Satie’s mother was Scottish, and he was first baptized an Anglican with the name “Eric”. (“Erik” was an affectation.) He spent his early years in Honfleur, a Norman shipping town where his father was a ship-broker. (Many of the great Parisian avant-gardeists were provincials or foreigners – Apollinaire, Laforgue, Corbiere, Rimbaud, Jarry, Satie, Henri Rousseau. In the same way, many of the great New York City jazz musicians came from places like Oklahoma or  Iowa. In many ways New York and Paris in their great days were not places, but escapes from other places). Satie attended music school in his youth, but was thought to be  lazy -- though as a pianist he was credited with a nice touch. Some say that he went to music school to avoid universal military service, whereas others claim that he later entered the army in order to escape music school. In his younger days he earned his meager living partly as a cabaret pianist and composer of pop songs. Late in life he dabbled in golf -- there are photographs.
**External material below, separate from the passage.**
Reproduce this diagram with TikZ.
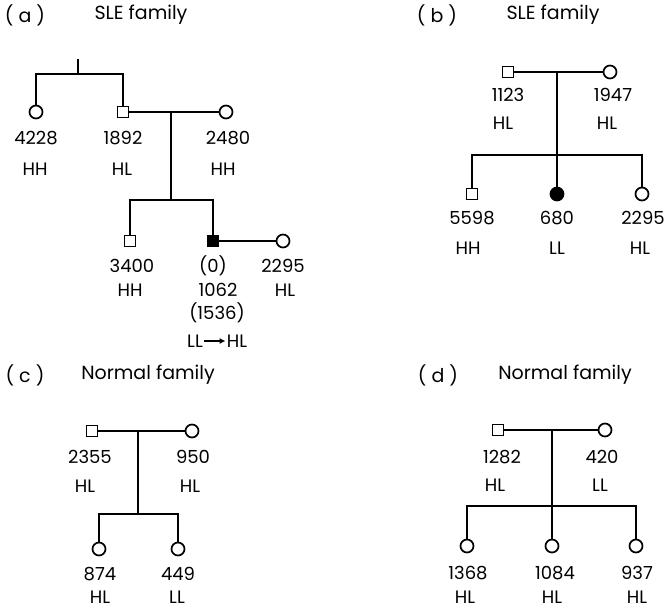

Satie may have been the first composer to write music intended to accompany film (Entr’acte, the surrealist Rene Clair’s film short in the middle of Satie’s Relache).

 

From a letter of Satie’s:

 

“Why attack God himself? He is just as unhappy as we could be; since the death of his poor son he has no taste for anything and only nibbles at his food.

 

Although he has seated him on his good old right hand, he is still completely flabbergasted that men could play such a nasty trick on the one he cherished; and he only has time to murmur, in the saddest way possible, 'That wasn’t fair'.

 

I doubt that whether at this moment he would send down to earth even one of his nephews; mankind has changed his mind about sending members of his family out on trips."

 

Bibliography

 

Orledge, Robert, Satie the Composer, Cambridge, 1990.

Orledge, Robert, Satie Remembered, Faber & Faber, 1995.

Shattuck, Roger, The Banquet Years, Harcourt Brace, 1958.
Templier, Pierre-Daniel, Erik Satie , MIT, 1969.

Volta, Ornella, Erik Satie, Hazan, 1997.

Volta, Ornella, Satie Seen Through his Letters, Marion Boyars, 1989.

 

The Princesse de Polignac: Satie’s American bull dyke patron
”Satie homepage”

List of Satie compositions


NOTES

[i] Paladilhe and Lenepveu, two otherwise forgotten musicians, were elected to the Académie des Beaux-Arts in the year that Satie’s candidacy was rejected. 

[ii] Unfortunately, none of my sources say how large these loads were – a good subject for further research. (According to one of his friends, at least one dried turd was found in the mess). One of the two people who ever saw the inside of this room during Satie’s lifetime was Augustin Grass-Mick, who helped him move into it. “Grass-Mick” has to be the oddest of all known French surnames.

[iii] Satie’s housekeeping reminds me of what I heard of Charlie Mingus, who at one point lived in a room littered with empty Campbell’s soup cans (possibly thereby inspiring Andy Warhol).  His personality reminds me a bit of Thelonius Monk,  whose compositions (with their unexpected twists and wrong notes) are almost the only ones that remind me of Satie’s.

And like Mussorgsky (another of my heroes), Satie was unique but not very prolific, and many in the music world regarded him as incompetent.  

[iv] Roger Shattuck got the corduroy right, so I can’t claim a discovery here. Henry David Thoreau also wore corduroy, and was criticized for it because in the United States corduroy was thought of as a low-class fabric for Irishmen. Corduroy in Western civilization might be another research topic.